_AIM_. Exclude the pictures, then repeat the remaining data exactly.

_AVAILABLE RECORDS_.
######

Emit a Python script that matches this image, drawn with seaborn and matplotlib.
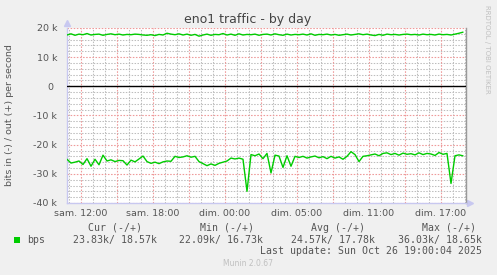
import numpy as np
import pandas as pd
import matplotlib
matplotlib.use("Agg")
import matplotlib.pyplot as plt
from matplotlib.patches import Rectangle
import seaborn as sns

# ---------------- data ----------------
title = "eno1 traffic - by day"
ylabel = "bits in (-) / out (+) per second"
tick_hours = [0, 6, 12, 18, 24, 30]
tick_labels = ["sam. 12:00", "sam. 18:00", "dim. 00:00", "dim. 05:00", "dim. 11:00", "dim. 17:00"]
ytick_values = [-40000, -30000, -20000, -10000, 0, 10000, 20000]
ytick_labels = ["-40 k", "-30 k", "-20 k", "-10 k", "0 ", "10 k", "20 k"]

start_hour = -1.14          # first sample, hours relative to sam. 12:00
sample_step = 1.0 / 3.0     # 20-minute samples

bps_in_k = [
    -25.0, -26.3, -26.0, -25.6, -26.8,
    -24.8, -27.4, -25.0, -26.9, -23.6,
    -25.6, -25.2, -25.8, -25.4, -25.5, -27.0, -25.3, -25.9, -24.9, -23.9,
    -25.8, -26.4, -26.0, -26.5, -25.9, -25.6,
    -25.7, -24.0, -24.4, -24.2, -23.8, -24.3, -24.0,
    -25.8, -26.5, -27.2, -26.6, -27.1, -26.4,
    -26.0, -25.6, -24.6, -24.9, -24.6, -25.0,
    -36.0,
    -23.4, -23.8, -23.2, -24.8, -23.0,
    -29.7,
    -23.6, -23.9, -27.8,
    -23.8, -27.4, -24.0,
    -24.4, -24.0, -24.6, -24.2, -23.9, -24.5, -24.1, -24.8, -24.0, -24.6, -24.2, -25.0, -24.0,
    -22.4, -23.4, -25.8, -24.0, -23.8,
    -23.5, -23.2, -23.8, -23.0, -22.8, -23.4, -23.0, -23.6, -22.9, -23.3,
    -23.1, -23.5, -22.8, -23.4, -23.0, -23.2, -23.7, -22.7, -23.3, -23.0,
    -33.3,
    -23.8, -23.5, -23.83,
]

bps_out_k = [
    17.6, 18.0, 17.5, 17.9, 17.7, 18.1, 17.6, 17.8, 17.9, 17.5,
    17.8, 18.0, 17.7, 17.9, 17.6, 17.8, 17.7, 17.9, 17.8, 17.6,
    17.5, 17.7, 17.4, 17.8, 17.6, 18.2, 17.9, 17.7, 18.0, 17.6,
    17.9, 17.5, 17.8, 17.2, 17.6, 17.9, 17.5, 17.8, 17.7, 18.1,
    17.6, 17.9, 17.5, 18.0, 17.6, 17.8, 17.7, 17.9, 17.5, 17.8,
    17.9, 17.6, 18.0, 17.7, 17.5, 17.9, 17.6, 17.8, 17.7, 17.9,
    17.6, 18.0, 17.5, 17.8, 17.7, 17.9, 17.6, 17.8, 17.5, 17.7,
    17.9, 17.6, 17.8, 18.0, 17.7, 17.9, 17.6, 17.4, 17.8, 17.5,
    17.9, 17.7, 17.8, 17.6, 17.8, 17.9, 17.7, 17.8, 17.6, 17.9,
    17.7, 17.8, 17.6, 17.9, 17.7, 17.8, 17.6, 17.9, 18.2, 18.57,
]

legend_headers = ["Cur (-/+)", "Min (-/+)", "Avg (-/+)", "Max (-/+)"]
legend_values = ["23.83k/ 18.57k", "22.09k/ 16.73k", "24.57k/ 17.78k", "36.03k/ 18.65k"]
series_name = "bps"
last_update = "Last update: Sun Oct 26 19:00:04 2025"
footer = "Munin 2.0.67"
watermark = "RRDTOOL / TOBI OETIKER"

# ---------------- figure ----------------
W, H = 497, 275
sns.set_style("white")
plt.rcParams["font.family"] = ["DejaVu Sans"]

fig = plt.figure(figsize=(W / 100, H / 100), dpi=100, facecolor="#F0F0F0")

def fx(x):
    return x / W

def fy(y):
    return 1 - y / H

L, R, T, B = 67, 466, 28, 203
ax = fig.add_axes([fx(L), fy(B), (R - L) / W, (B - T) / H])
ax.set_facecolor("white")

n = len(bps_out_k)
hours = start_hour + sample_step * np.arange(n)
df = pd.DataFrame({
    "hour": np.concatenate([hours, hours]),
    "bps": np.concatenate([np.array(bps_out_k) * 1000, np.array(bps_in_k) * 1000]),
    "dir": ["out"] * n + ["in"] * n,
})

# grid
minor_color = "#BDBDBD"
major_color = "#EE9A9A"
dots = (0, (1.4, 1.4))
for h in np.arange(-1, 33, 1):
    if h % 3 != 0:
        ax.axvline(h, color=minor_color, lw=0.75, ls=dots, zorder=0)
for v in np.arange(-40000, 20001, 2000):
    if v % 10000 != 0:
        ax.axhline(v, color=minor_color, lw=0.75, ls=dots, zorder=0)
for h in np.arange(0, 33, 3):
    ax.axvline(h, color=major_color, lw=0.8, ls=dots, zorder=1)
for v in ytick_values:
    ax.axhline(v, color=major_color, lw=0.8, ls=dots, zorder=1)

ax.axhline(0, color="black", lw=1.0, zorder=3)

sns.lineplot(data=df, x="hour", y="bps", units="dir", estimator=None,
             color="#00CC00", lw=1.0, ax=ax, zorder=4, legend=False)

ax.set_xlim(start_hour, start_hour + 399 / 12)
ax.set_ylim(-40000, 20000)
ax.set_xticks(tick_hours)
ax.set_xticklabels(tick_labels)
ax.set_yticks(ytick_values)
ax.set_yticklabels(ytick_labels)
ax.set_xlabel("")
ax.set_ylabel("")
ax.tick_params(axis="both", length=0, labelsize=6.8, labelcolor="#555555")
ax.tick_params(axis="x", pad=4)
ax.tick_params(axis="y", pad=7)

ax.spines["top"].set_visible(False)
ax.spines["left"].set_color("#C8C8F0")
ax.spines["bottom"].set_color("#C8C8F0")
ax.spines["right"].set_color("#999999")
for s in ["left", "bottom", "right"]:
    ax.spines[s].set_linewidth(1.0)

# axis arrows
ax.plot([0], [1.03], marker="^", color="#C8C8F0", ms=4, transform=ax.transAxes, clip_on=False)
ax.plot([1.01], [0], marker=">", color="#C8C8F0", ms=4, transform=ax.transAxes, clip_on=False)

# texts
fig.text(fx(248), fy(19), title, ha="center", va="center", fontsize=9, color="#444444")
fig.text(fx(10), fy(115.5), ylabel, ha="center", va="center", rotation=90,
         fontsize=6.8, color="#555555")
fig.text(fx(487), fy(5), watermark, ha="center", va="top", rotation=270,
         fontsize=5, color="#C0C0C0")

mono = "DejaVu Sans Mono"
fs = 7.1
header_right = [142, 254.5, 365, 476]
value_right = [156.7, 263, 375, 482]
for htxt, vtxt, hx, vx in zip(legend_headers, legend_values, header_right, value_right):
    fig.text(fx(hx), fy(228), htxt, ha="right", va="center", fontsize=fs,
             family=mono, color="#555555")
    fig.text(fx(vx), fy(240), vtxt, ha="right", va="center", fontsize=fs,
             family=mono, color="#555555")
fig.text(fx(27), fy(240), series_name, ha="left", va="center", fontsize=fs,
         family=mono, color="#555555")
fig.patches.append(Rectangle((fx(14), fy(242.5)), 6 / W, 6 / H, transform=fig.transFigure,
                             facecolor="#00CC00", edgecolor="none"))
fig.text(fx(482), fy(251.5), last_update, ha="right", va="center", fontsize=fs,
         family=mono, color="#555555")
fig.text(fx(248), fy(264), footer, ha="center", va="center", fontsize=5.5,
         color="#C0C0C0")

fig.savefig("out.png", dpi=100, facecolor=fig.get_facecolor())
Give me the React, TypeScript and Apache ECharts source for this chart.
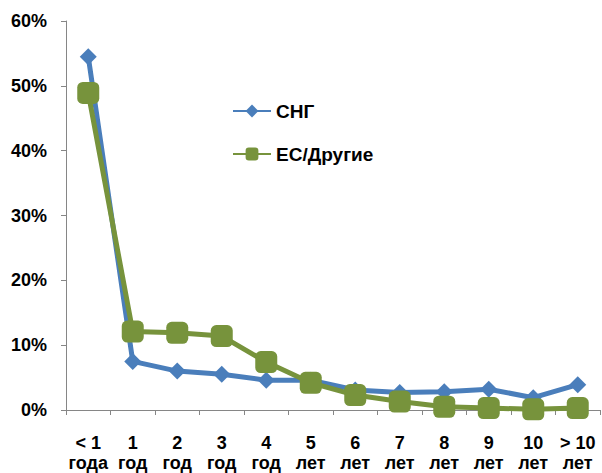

######

_TASK RESULT_.
Emit a Python script that matches this image, drawn with seaborn and matplotlib.
import numpy as np
import pandas as pd
import matplotlib
matplotlib.use("Agg")
import matplotlib.pyplot as plt
from matplotlib.patches import Rectangle
import seaborn as sns

# ---------------- data ----------------
title = "eno1 traffic - by day"
ylabel = "bits in (-) / out (+) per second"
tick_hours = [0, 6, 12, 18, 24, 30]
tick_labels = ["sam. 12:00", "sam. 18:00", "dim. 00:00", "dim. 05:00", "dim. 11:00", "dim. 17:00"]
ytick_values = [-40000, -30000, -20000, -10000, 0, 10000, 20000]
ytick_labels = ["-40 k", "-30 k", "-20 k", "-10 k", "0 ", "10 k", "20 k"]

start_hour = -1.14          # first sample, hours relative to sam. 12:00
sample_step = 1.0 / 3.0     # 20-minute samples

bps_in_k = [
    -25.0, -26.3, -26.0, -25.6, -26.8,
    -24.8, -27.4, -25.0, -26.9, -23.6,
    -25.6, -25.2, -25.8, -25.4, -25.5, -27.0, -25.3, -25.9, -24.9, -23.9,
    -25.8, -26.4, -26.0, -26.5, -25.9, -25.6,
    -25.7, -24.0, -24.4, -24.2, -23.8, -24.3, -24.0,
    -25.8, -26.5, -27.2, -26.6, -27.1, -26.4,
    -26.0, -25.6, -24.6, -24.9, -24.6, -25.0,
    -36.0,
    -23.4, -23.8, -23.2, -24.8, -23.0,
    -29.7,
    -23.6, -23.9, -27.8,
    -23.8, -27.4, -24.0,
    -24.4, -24.0, -24.6, -24.2, -23.9, -24.5, -24.1, -24.8, -24.0, -24.6, -24.2, -25.0, -24.0,
    -22.4, -23.4, -25.8, -24.0, -23.8,
    -23.5, -23.2, -23.8, -23.0, -22.8, -23.4, -23.0, -23.6, -22.9, -23.3,
    -23.1, -23.5, -22.8, -23.4, -23.0, -23.2, -23.7, -22.7, -23.3, -23.0,
    -33.3,
    -23.8, -23.5, -23.83,
]

bps_out_k = [
    17.6, 18.0, 17.5, 17.9, 17.7, 18.1, 17.6, 17.8, 17.9, 17.5,
    17.8, 18.0, 17.7, 17.9, 17.6, 17.8, 17.7, 17.9, 17.8, 17.6,
    17.5, 17.7, 17.4, 17.8, 17.6, 18.2, 17.9, 17.7, 18.0, 17.6,
    17.9, 17.5, 17.8, 17.2, 17.6, 17.9, 17.5, 17.8, 17.7, 18.1,
    17.6, 17.9, 17.5, 18.0, 17.6, 17.8, 17.7, 17.9, 17.5, 17.8,
    17.9, 17.6, 18.0, 17.7, 17.5, 17.9, 17.6, 17.8, 17.7, 17.9,
    17.6, 18.0, 17.5, 17.8, 17.7, 17.9, 17.6, 17.8, 17.5, 17.7,
    17.9, 17.6, 17.8, 18.0, 17.7, 17.9, 17.6, 17.4, 17.8, 17.5,
    17.9, 17.7, 17.8, 17.6, 17.8, 17.9, 17.7, 17.8, 17.6, 17.9,
    17.7, 17.8, 17.6, 17.9, 17.7, 17.8, 17.6, 17.9, 18.2, 18.57,
]

legend_headers = ["Cur (-/+)", "Min (-/+)", "Avg (-/+)", "Max (-/+)"]
legend_values = ["23.83k/ 18.57k", "22.09k/ 16.73k", "24.57k/ 17.78k", "36.03k/ 18.65k"]
series_name = "bps"
last_update = "Last update: Sun Oct 26 19:00:04 2025"
footer = "Munin 2.0.67"
watermark = "RRDTOOL / TOBI OETIKER"

# ---------------- figure ----------------
W, H = 497, 275
sns.set_style("white")
plt.rcParams["font.family"] = ["DejaVu Sans"]

fig = plt.figure(figsize=(W / 100, H / 100), dpi=100, facecolor="#F0F0F0")

def fx(x):
    return x / W

def fy(y):
    return 1 - y / H

L, R, T, B = 67, 466, 28, 203
ax = fig.add_axes([fx(L), fy(B), (R - L) / W, (B - T) / H])
ax.set_facecolor("white")

n = len(bps_out_k)
hours = start_hour + sample_step * np.arange(n)
df = pd.DataFrame({
    "hour": np.concatenate([hours, hours]),
    "bps": np.concatenate([np.array(bps_out_k) * 1000, np.array(bps_in_k) * 1000]),
    "dir": ["out"] * n + ["in"] * n,
})

# grid
minor_color = "#BDBDBD"
major_color = "#EE9A9A"
dots = (0, (1.4, 1.4))
for h in np.arange(-1, 33, 1):
    if h % 3 != 0:
        ax.axvline(h, color=minor_color, lw=0.75, ls=dots, zorder=0)
for v in np.arange(-40000, 20001, 2000):
    if v % 10000 != 0:
        ax.axhline(v, color=minor_color, lw=0.75, ls=dots, zorder=0)
for h in np.arange(0, 33, 3):
    ax.axvline(h, color=major_color, lw=0.8, ls=dots, zorder=1)
for v in ytick_values:
    ax.axhline(v, color=major_color, lw=0.8, ls=dots, zorder=1)

ax.axhline(0, color="black", lw=1.0, zorder=3)

sns.lineplot(data=df, x="hour", y="bps", units="dir", estimator=None,
             color="#00CC00", lw=1.0, ax=ax, zorder=4, legend=False)

ax.set_xlim(start_hour, start_hour + 399 / 12)
ax.set_ylim(-40000, 20000)
ax.set_xticks(tick_hours)
ax.set_xticklabels(tick_labels)
ax.set_yticks(ytick_values)
ax.set_yticklabels(ytick_labels)
ax.set_xlabel("")
ax.set_ylabel("")
ax.tick_params(axis="both", length=0, labelsize=6.8, labelcolor="#555555")
ax.tick_params(axis="x", pad=4)
ax.tick_params(axis="y", pad=7)

ax.spines["top"].set_visible(False)
ax.spines["left"].set_color("#C8C8F0")
ax.spines["bottom"].set_color("#C8C8F0")
ax.spines["right"].set_color("#999999")
for s in ["left", "bottom", "right"]:
    ax.spines[s].set_linewidth(1.0)

# axis arrows
ax.plot([0], [1.03], marker="^", color="#C8C8F0", ms=4, transform=ax.transAxes, clip_on=False)
ax.plot([1.01], [0], marker=">", color="#C8C8F0", ms=4, transform=ax.transAxes, clip_on=False)

# texts
fig.text(fx(248), fy(19), title, ha="center", va="center", fontsize=9, color="#444444")
fig.text(fx(10), fy(115.5), ylabel, ha="center", va="center", rotation=90,
         fontsize=6.8, color="#555555")
fig.text(fx(487), fy(5), watermark, ha="center", va="top", rotation=270,
         fontsize=5, color="#C0C0C0")

mono = "DejaVu Sans Mono"
fs = 7.1
header_right = [142, 254.5, 365, 476]
value_right = [156.7, 263, 375, 482]
for htxt, vtxt, hx, vx in zip(legend_headers, legend_values, header_right, value_right):
    fig.text(fx(hx), fy(228), htxt, ha="right", va="center", fontsize=fs,
             family=mono, color="#555555")
    fig.text(fx(vx), fy(240), vtxt, ha="right", va="center", fontsize=fs,
             family=mono, color="#555555")
fig.text(fx(27), fy(240), series_name, ha="left", va="center", fontsize=fs,
         family=mono, color="#555555")
fig.patches.append(Rectangle((fx(14), fy(242.5)), 6 / W, 6 / H, transform=fig.transFigure,
                             facecolor="#00CC00", edgecolor="none"))
fig.text(fx(482), fy(251.5), last_update, ha="right", va="center", fontsize=fs,
         family=mono, color="#555555")
fig.text(fx(248), fy(264), footer, ha="center", va="center", fontsize=5.5,
         color="#C0C0C0")

fig.savefig("out.png", dpi=100, facecolor=fig.get_facecolor())
Give me the React, TypeScript and Apache ECharts source for this chart.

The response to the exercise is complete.